Preheat oven to 375F. In a Dutch oven, brush bottom of pot and top of cauliflower head with olive oil. Sprinkle liberally with Rendezvous seasoning and brush to disperse on the florets. Cover and bake to steam for 30 minutes. Turn up oven to 400F, remove lid, and roast for 15 minutes. Carefully remove Dutch oven and brush cauliflower with Rendezvous sauce. Return to oven for 5-10 more minutes until golden. Serve hot.

 

White Asparagus Ricotta Tart

 

Make 1 tart

1 puffed pastry sheet, thawed
1/2 pound white asparagus, trimmed
1 tablespoon olive oil
1/2 cup ricotta
1/2 cup parmigianno reggiano
1 egg
Juice + zest of 1 lemon
Sea salt
Black pepper
Chives, to garnish

Preheat oven to 400F. On a floured surface, roll out puffed pastry into a 10"x16" rectangle, then transfer to a baking sheet or dish. Prick pastry with a fork. Bake for 12 minutes until puffed and lightly golden brown. Remove from oven and allow pastry to cool for 20 minutes minimum. Meanwhile, bring a large pot of salted water to a boil. Add asparagus and blanch for 3 minutes. Separately, in a medium bowl, combine cheese, egg, lemon juice, salt and pepper.

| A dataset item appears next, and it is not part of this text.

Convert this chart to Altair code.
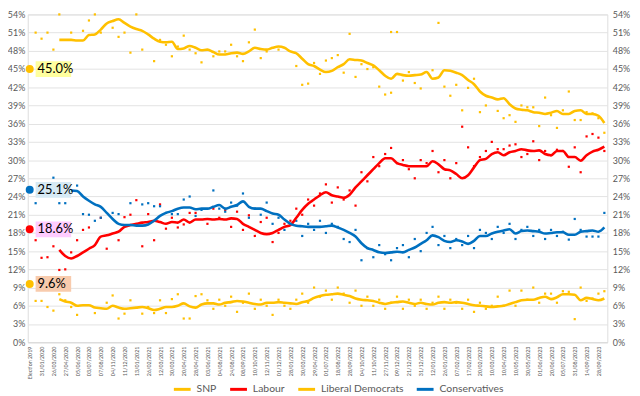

Spread the ricotta mixture on the cooled pastry, leaving a 1-inch border. Then, place asparagus stems in a row atop the ricotta. Sprinkle with salt and pepper. Brush exposed edges of pastry with olive oil. Bake 18 minutes until crust is golden brown. Garnish with green onion and lemon zest. Serve immediately.